"""

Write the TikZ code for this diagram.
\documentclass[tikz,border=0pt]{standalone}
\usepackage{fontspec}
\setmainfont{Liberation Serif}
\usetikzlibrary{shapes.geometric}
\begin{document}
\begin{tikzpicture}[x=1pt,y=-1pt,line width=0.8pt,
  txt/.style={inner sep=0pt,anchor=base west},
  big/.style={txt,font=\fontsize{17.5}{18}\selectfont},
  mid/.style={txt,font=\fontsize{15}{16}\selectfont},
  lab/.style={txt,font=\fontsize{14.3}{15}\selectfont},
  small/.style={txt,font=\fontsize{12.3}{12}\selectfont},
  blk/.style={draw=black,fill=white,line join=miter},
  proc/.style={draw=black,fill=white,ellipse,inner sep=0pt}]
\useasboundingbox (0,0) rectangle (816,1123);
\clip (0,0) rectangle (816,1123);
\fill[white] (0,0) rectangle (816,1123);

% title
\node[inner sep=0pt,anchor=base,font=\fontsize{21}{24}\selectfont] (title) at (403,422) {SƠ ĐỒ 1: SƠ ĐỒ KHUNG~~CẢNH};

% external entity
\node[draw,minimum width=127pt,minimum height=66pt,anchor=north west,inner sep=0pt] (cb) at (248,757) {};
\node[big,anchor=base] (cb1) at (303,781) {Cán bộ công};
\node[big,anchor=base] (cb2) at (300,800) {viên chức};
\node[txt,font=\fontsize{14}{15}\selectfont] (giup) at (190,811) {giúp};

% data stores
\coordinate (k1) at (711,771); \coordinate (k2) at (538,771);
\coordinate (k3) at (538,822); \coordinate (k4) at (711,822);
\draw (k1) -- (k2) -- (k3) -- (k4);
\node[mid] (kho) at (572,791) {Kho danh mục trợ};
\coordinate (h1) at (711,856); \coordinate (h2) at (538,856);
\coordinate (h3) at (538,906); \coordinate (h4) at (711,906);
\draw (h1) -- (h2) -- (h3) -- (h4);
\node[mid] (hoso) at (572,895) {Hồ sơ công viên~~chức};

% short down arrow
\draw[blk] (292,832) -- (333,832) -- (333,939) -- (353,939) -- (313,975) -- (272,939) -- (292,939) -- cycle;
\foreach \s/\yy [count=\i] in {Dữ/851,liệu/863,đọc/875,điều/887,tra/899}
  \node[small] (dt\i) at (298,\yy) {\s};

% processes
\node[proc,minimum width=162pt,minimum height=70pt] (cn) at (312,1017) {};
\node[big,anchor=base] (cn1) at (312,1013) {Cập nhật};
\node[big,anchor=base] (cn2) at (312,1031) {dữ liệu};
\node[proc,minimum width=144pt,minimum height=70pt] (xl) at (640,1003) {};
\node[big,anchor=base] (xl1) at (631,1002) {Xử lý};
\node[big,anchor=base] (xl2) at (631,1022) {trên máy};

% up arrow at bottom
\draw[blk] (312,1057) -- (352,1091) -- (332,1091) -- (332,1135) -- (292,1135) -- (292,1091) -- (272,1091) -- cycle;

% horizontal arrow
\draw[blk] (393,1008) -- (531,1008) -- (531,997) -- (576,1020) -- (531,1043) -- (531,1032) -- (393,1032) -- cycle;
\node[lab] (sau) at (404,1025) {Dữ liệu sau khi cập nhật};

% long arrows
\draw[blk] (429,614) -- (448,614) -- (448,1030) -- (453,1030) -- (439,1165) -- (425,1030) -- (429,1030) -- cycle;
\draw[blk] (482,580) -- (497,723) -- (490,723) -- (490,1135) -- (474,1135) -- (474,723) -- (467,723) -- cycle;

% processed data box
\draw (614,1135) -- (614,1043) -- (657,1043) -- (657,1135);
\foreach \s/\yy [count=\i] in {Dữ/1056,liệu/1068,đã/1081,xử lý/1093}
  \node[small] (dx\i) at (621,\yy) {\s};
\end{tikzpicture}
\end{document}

"""
"""

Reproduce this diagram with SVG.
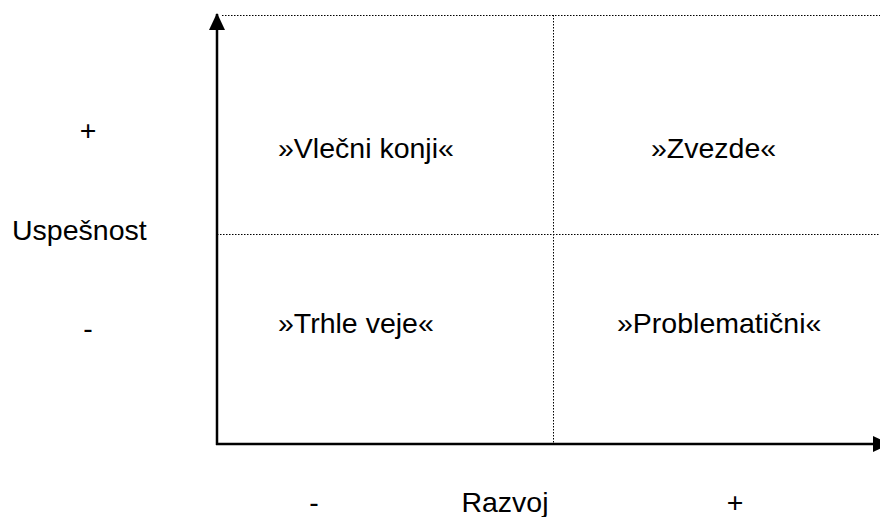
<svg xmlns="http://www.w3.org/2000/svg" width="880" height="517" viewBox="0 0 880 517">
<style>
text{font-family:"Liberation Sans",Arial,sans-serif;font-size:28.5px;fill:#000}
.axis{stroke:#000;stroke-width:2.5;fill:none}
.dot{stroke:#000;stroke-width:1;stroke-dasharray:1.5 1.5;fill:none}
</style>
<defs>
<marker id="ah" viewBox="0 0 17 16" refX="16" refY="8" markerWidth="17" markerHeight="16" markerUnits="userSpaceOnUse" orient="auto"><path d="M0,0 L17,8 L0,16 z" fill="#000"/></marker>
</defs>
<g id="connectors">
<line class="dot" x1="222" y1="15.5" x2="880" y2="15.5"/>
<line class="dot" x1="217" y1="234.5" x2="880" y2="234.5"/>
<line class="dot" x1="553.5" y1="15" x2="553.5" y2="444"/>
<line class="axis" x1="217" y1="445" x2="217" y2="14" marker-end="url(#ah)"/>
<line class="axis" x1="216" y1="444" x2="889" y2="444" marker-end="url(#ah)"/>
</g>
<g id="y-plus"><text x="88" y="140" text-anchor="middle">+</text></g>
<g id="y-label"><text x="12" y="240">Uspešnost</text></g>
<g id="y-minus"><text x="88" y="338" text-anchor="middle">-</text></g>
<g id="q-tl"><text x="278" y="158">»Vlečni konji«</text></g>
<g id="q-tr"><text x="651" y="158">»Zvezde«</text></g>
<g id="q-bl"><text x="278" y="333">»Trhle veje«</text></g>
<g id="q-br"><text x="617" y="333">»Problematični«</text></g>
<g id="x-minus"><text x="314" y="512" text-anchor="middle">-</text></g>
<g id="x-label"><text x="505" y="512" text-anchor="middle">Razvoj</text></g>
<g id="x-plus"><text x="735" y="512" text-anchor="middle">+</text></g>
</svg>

"""

Repeat word for word the lines from the line with "Write the TikZ code for this diagram." to the line with "(dt\i) at (298,\yy)", both lines included.

Write the TikZ code for this diagram.
\documentclass[tikz,border=0pt]{standalone}
\usepackage{fontspec}
\setmainfont{Liberation Serif}
\usetikzlibrary{shapes.geometric}
\begin{document}
\begin{tikzpicture}[x=1pt,y=-1pt,line width=0.8pt,
  txt/.style={inner sep=0pt,anchor=base west},
  big/.style={txt,font=\fontsize{17.5}{18}\selectfont},
  mid/.style={txt,font=\fontsize{15}{16}\selectfont},
  lab/.style={txt,font=\fontsize{14.3}{15}\selectfont},
  small/.style={txt,font=\fontsize{12.3}{12}\selectfont},
  blk/.style={draw=black,fill=white,line join=miter},
  proc/.style={draw=black,fill=white,ellipse,inner sep=0pt}]
\useasboundingbox (0,0) rectangle (816,1123);
\clip (0,0) rectangle (816,1123);
\fill[white] (0,0) rectangle (816,1123);

% title
\node[inner sep=0pt,anchor=base,font=\fontsize{21}{24}\selectfont] (title) at (403,422) {SƠ ĐỒ 1: SƠ ĐỒ KHUNG~~CẢNH};

% external entity
\node[draw,minimum width=127pt,minimum height=66pt,anchor=north west,inner sep=0pt] (cb) at (248,757) {};
\node[big,anchor=base] (cb1) at (303,781) {Cán bộ công};
\node[big,anchor=base] (cb2) at (300,800) {viên chức};
\node[txt,font=\fontsize{14}{15}\selectfont] (giup) at (190,811) {giúp};

% data stores
\coordinate (k1) at (711,771); \coordinate (k2) at (538,771);
\coordinate (k3) at (538,822); \coordinate (k4) at (711,822);
\draw (k1) -- (k2) -- (k3) -- (k4);
\node[mid] (kho) at (572,791) {Kho danh mục trợ};
\coordinate (h1) at (711,856); \coordinate (h2) at (538,856);
\coordinate (h3) at (538,906); \coordinate (h4) at (711,906);
\draw (h1) -- (h2) -- (h3) -- (h4);
\node[mid] (hoso) at (572,895) {Hồ sơ công viên~~chức};

% short down arrow
\draw[blk] (292,832) -- (333,832) -- (333,939) -- (353,939) -- (313,975) -- (272,939) -- (292,939) -- cycle;
\foreach \s/\yy [count=\i] in {Dữ/851,liệu/863,đọc/875,điều/887,tra/899}
  \node[small] (dt\i) at (298,\yy) {\s};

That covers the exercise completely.